Social epidemiologist Michael Kramer has been working on a massive breastfeeding study in Eastern Europe.
Known as the PROBIT study, researchers randomized 31 hospitals. At some, they implemented Baby-Friendly protocols; the others, they left alone.
Initial breastfeeding rates were already high, but at the Baby-Friendly hospitals, exclusive breastfeeding continued at seven times the rate of the control hospitals. More moms were breastfeeding and for much longer.
The study continued for two decades, tracking these babies as they became teenagers.
Here’s what it found — or, rather, what it didn’t find.
“We did not find any protective effect against obesity.
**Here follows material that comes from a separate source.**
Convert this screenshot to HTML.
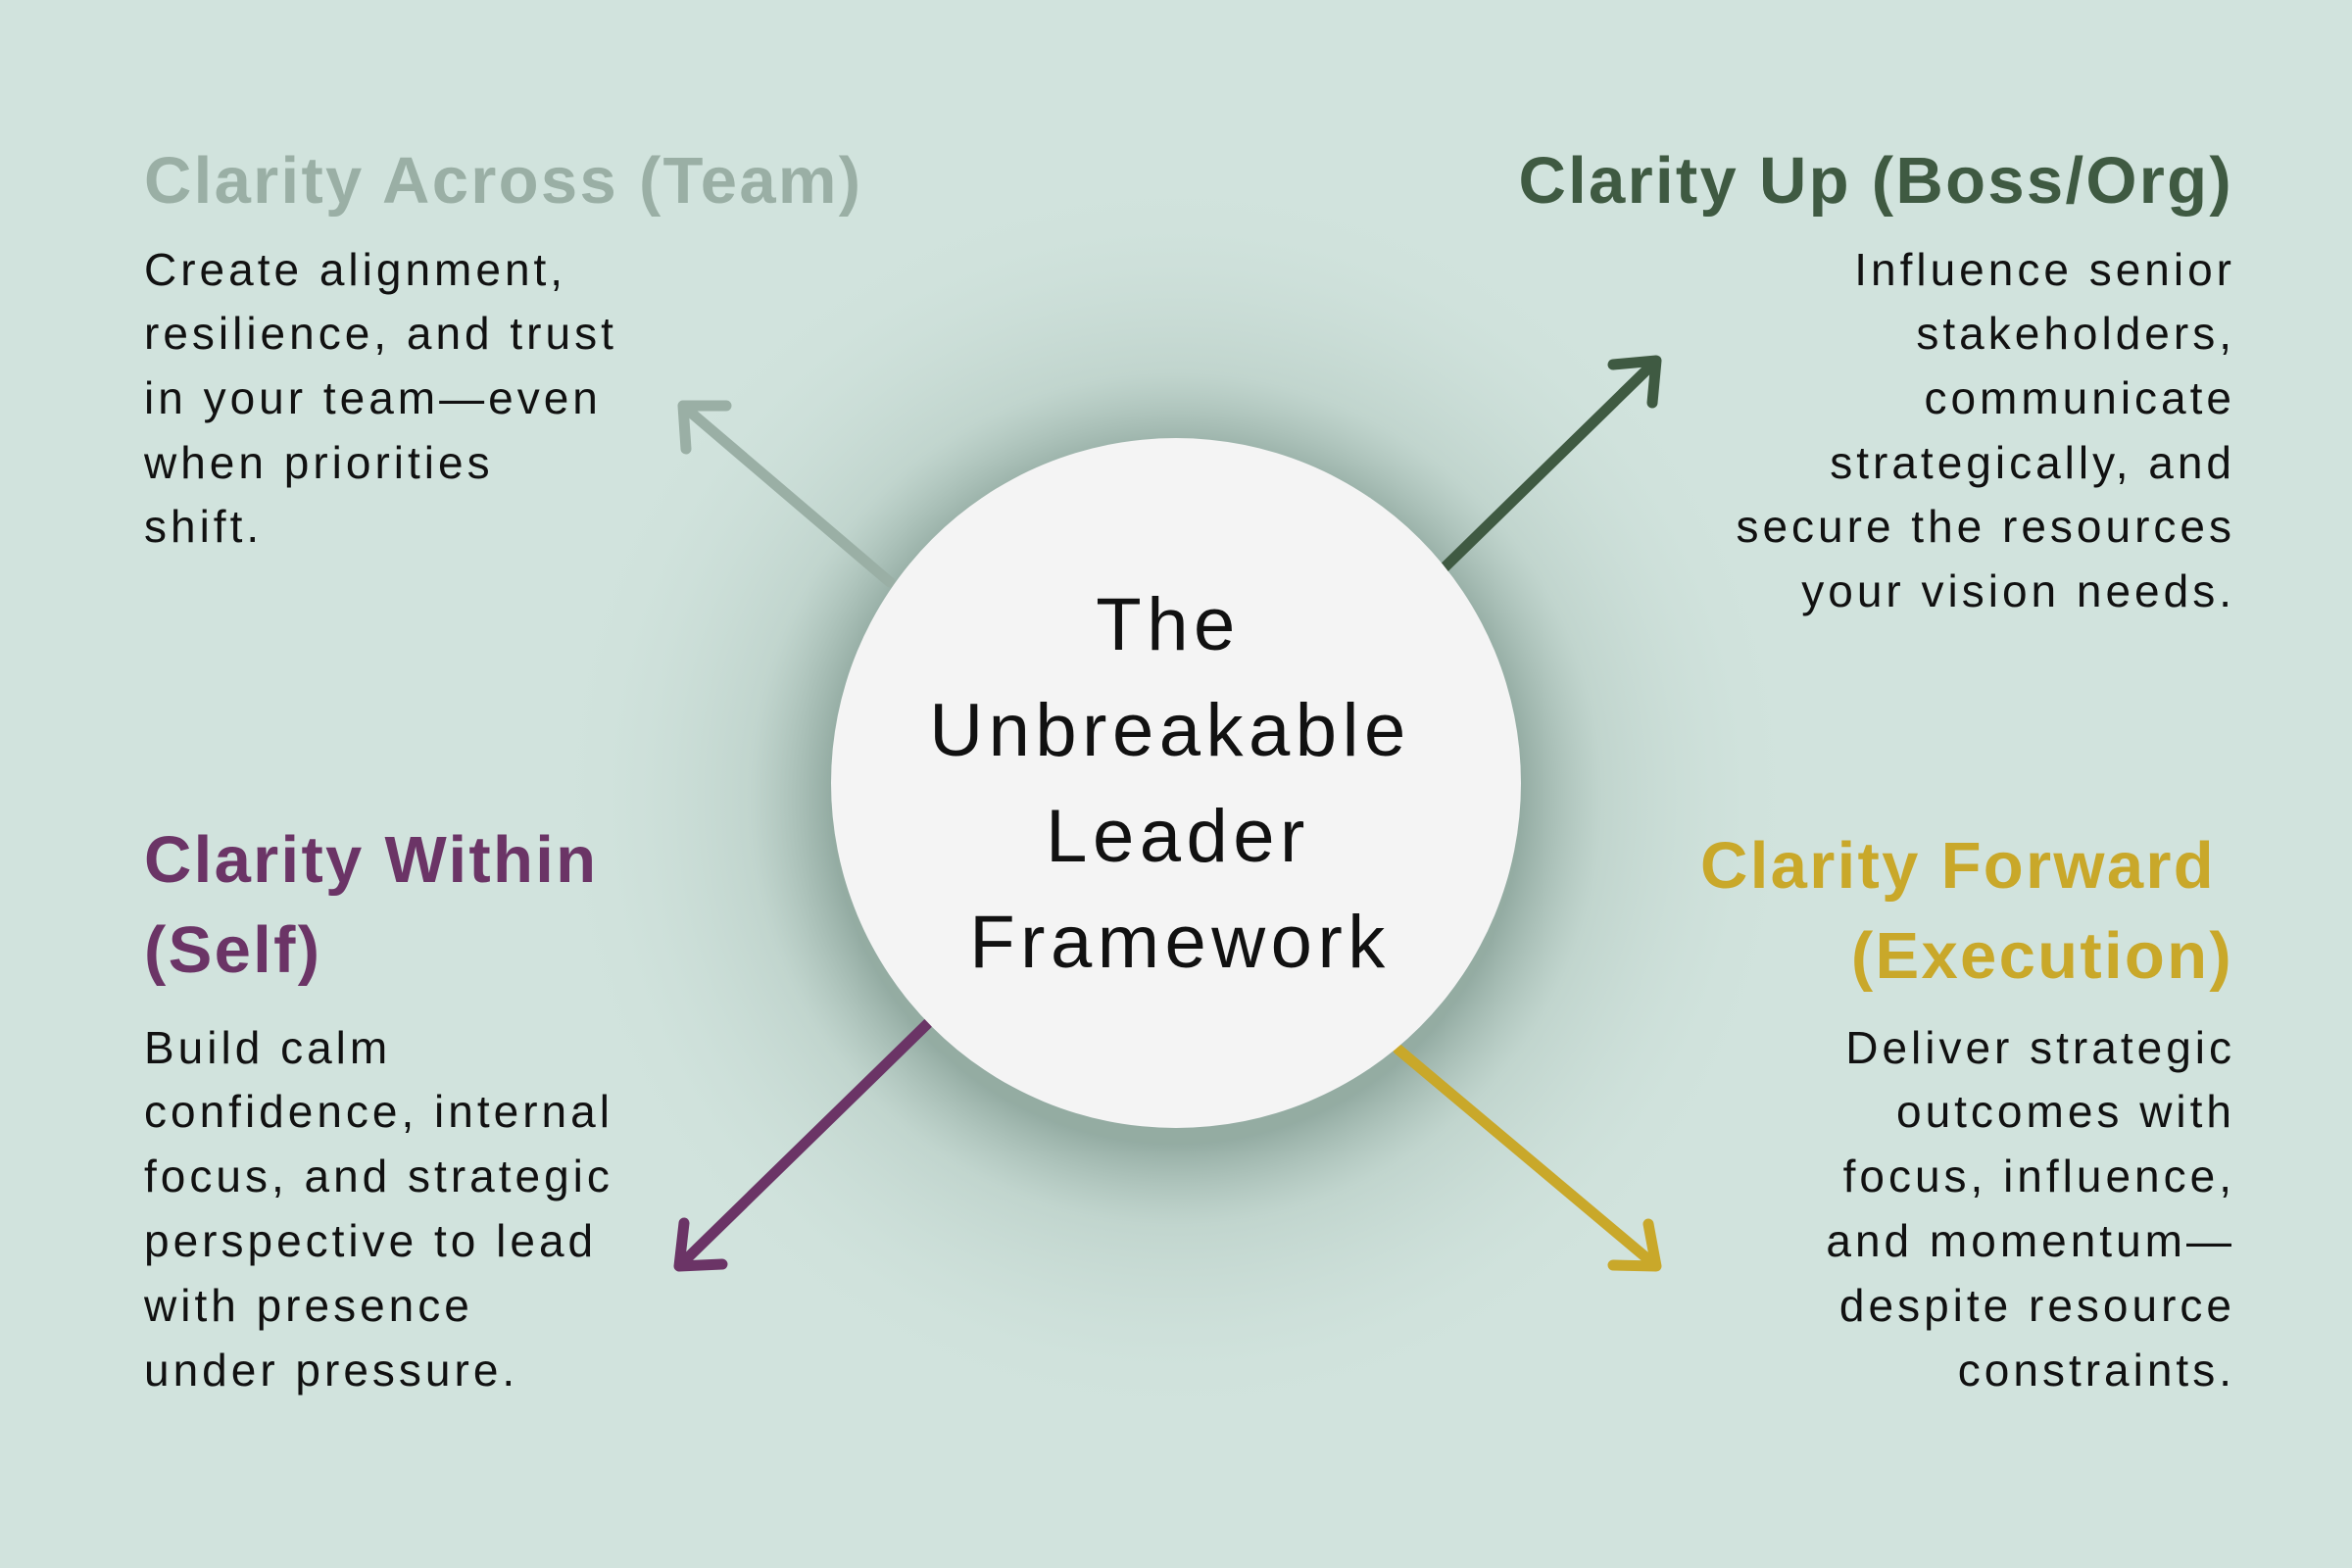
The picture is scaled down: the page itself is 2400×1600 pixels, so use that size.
<!DOCTYPE html>
<html><head><meta charset="utf-8"><style>
html,body{margin:0;padding:0;background:#d1e3dd;}
svg{display:block}
text{font-family:"Liberation Sans",sans-serif;}
</style></head><body>
<svg width="2400" height="1600" viewBox="0 0 2400 1600" xmlns="http://www.w3.org/2000/svg">
<defs>
<radialGradient id="glow" cx="0.5" cy="0.5" r="0.5">
<stop offset="0.55" stop-color="#7f998f" stop-opacity="0.75"/>
<stop offset="0.68" stop-color="#a9c0b7" stop-opacity="0.4"/>
<stop offset="1" stop-color="#d1e3dd" stop-opacity="0"/>
</radialGradient>
</defs>
<rect width="2400" height="1600" fill="#d1e3dd"/>
<circle cx="1200" cy="815" r="640" fill="url(#glow)"/>
<g stroke-width="11" fill="none" stroke-linecap="round" stroke-linejoin="round">
<g stroke="#9aafa5"><line x1="908" y1="594" x2="698" y2="415"/><polyline points="700,458 697,414 741,414"/></g>
<g stroke="#3f5a42"><line x1="1474" y1="579" x2="1689" y2="369"/><polyline points="1646,372 1690,368 1686,411"/></g>
<g stroke="#6b3466"><line x1="946" y1="1045" x2="694" y2="1291"/><polyline points="698,1248 693,1292 737,1290"/></g>
<g stroke="#c9a82a"><line x1="1427" y1="1071" x2="1689" y2="1291"/><polyline points="1646,1291 1690,1292 1682,1249"/></g>
</g>
<circle cx="1200" cy="799" r="352" fill="#f4f4f4"/>
<g font-size="76" fill="#111" text-anchor="middle" letter-spacing="5.5">
<text x="1192" y="663">The</text>
<text x="1194" y="771">Unbreakable</text>
<text x="1202" y="879">Leader</text>
<text x="1204" y="987">Framework</text>
</g>
<g font-size="67" font-weight="bold" letter-spacing="2.3">
<text x="147" y="207" fill="#9aafa5">Clarity Across (Team)</text>
<text x="2279" y="207" fill="#3f5a42" text-anchor="end">Clarity Up (Boss/Org)</text>
<text x="147" y="900" fill="#6b3466">Clarity Within</text>
<text x="147" y="992" fill="#6b3466">(Self)</text>
<text x="2261" y="906" fill="#c9a82a" text-anchor="end">Clarity Forward</text>
<text x="2279" y="998" fill="#c9a82a" text-anchor="end">(Execution)</text>
</g>
<g font-size="46" fill="#111" letter-spacing="4">
<text x="147" y="291">Create alignment,</text>
<text x="147" y="356">resilience, and trust</text>
<text x="147" y="422">in your team—even</text>
<text x="147" y="488">when priorities</text>
<text x="147" y="553">shift.</text>
<text x="147" y="1085">Build calm</text>
<text x="147" y="1150">confidence, internal</text>
<text x="147" y="1216">focus, and strategic</text>
<text x="147" y="1282">perspective to lead</text>
<text x="147" y="1348">with presence</text>
<text x="147" y="1414">under pressure.</text>
</g>
<g font-size="46" fill="#111" text-anchor="end" letter-spacing="4">
<text x="2281" y="291">Influence senior</text>
<text x="2281" y="356">stakeholders,</text>
<text x="2281" y="422">communicate</text>
<text x="2281" y="488">strategically, and</text>
<text x="2281" y="553">secure the resources</text>
<text x="2281" y="619">your vision needs.</text>
<text x="2281" y="1085">Deliver strategic</text>
<text x="2281" y="1150">outcomes with</text>
<text x="2281" y="1216">focus, influence,</text>
<text x="2281" y="1282">and momentum—</text>
<text x="2281" y="1348">despite resource</text>
<text x="2281" y="1414">constraints.</text>
</g>
</svg>
</body></html>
We found no protective effect against allergic disease,” said Kramer. “We found no protective effect against high blood pressure or any … metabolic indicators which might be considered as precursors of type 2 diabetes.”
So what explains the benefits all the other studies found? Well, no one knows for sure.
But both researchers say something else must be at play when it comes to breastfeeding that isn’t understood yet. Maybe something more than what’s in the milk.
Every mother interviewed for this story, even those opposed to Baby-Friendly, had one thing in common: All of them breastfed.
Whether they believed breast milk was magic or only marginally better than formula, they said they breastfed because they wanted to provide the absolute best for their babies.
One mother, the one who didn’t want her name used, said that didn’t mean she wasn’t going to use formula here and there.
“One of the nurse practitioners at the OB-GYN’s said to me, ‘Formula-fed babies go to college, too,’ ” she said. “So, you know, I’m alright with it.”